Cellulose films move closer to replacing plastic in packaging

A new bio-based material platform developed in Finland is bringing fully cellulose-based films and coatings closer to commercial reality, offering the packaging industry a potential alternative to fossil-based plastics without sacrificing performance.

Developed through the F3 – Films for Future project by VTT Technical Research Center of Finland and LUT University, the technology enables cellulose to be processed as a polymer rather than a fiber. The result is transparent films and barrier coatings with mechanical and functional properties comparable to conventional plastics, while supporting recyclability in fiber streams or biodegradability depending on the application.

The development comes as regulatory pressure intensifies, particularly under the EU’s Packaging and Packaging Waste Regulation (PPWR), which is pushing converters and brand owners to reduce plastic content and improve recyclability. The F3 platform directly addresses those requirements by enabling high-performance materials that can integrate into existing converting processes.

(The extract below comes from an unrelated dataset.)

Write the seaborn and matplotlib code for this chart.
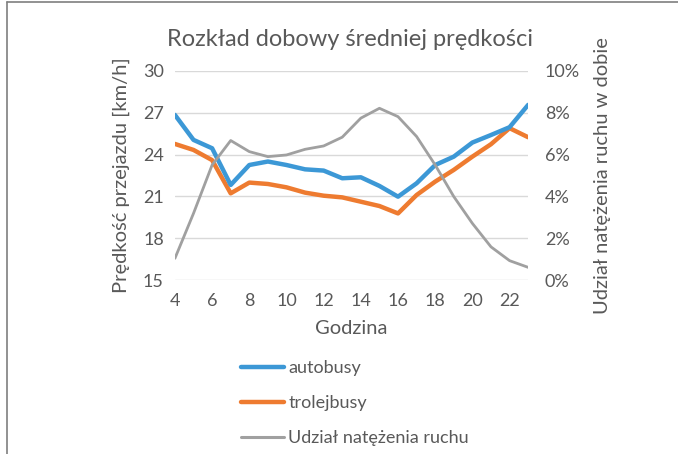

“Plastic films are one of the most widely used packaging formats, yet they are among the most difficult to recycle,” says Ali Harlin, research professor at VTT. “At the same time, manufacturers need to maintain product protection, shelf life, and process efficiency. Cellulose materials open new sustainable solutions for packaging.”

The materials have already been demonstrated at pilot scale across multiple applications. Films offer oxygen barrier performance (OTR below 1 cc/m²/day), while coatings achieve even higher barrier levels (OTR below 0.2 cc/m²/day) along with grease resistance (KIT 12), making them suitable for food and fiber-based packaging formats.

Equally important for converters, the platform has shown compatibility with conventional processing methods, including thermoforming, supporting integration into existing production environments without major equipment changes.

“The key challenge has not been whether alternative materials exist, but how to process them in a way that meets industrial requirements,” says Vinay Kumar, senior scientist at VTT. “What has now been demonstrated is a material platform that can integrate into existing manufacturing and recycling systems.”

Beyond replacing plastic films, the technology also opens the door to more advanced packaging applications, including barrier coatings with added functionality such as antimicrobial or responsive properties. Initial commercialization efforts are expected to focus on dry food, bakery, and fiber-based packaging applications requiring transparent barrier layers.

“The cellulose films and coatings have already been demonstrated to have the properties to be processed in various package converting processes, which highlights their future potential,” says Ville Leminen, professor of Packaging Technology at LUT University and the leader of LUT’s sub-project.

“Finding the right balance between functionality and sustainability is critical for the future of packaging. Through the F3 project, we have bridged this gap by developing fully plastic-free barrier coatings that deliver high performance without ecological compromise. Utilizing our off-line coating line, we are now able to commercialize these solutions on paper and board for demanding food packaging applications,” adds Carl-Erik Guttormsen, area director at Colombier Finland.

With pilot-scale feasibility now established, further development will focus on scaling production and improving barrier performance under more demanding conditions, including high humidity.

The next phase will focus on scaling the technology toward commercial applications, with initial use cases in dry food packaging, bakery products, and fibre-based packaging requiring transparent barrier layers. The films provide oxygen barrier performance (Oxygen transmission rate, OTR below 1 cc/m2/day) comparable to conventional plastics at 23°C and 50% RH, while the coatings enable oxygen (OTR below 0.2 cc/m2/day) and grease barrier (KIT 12) functionality in recyclable fiber-based packaging systems.

In addition, future developments will target integration of multiple functionalities within a single material system. Digitalization, including sensor-enabled or connected packaging, is also expected to play a role in future applications.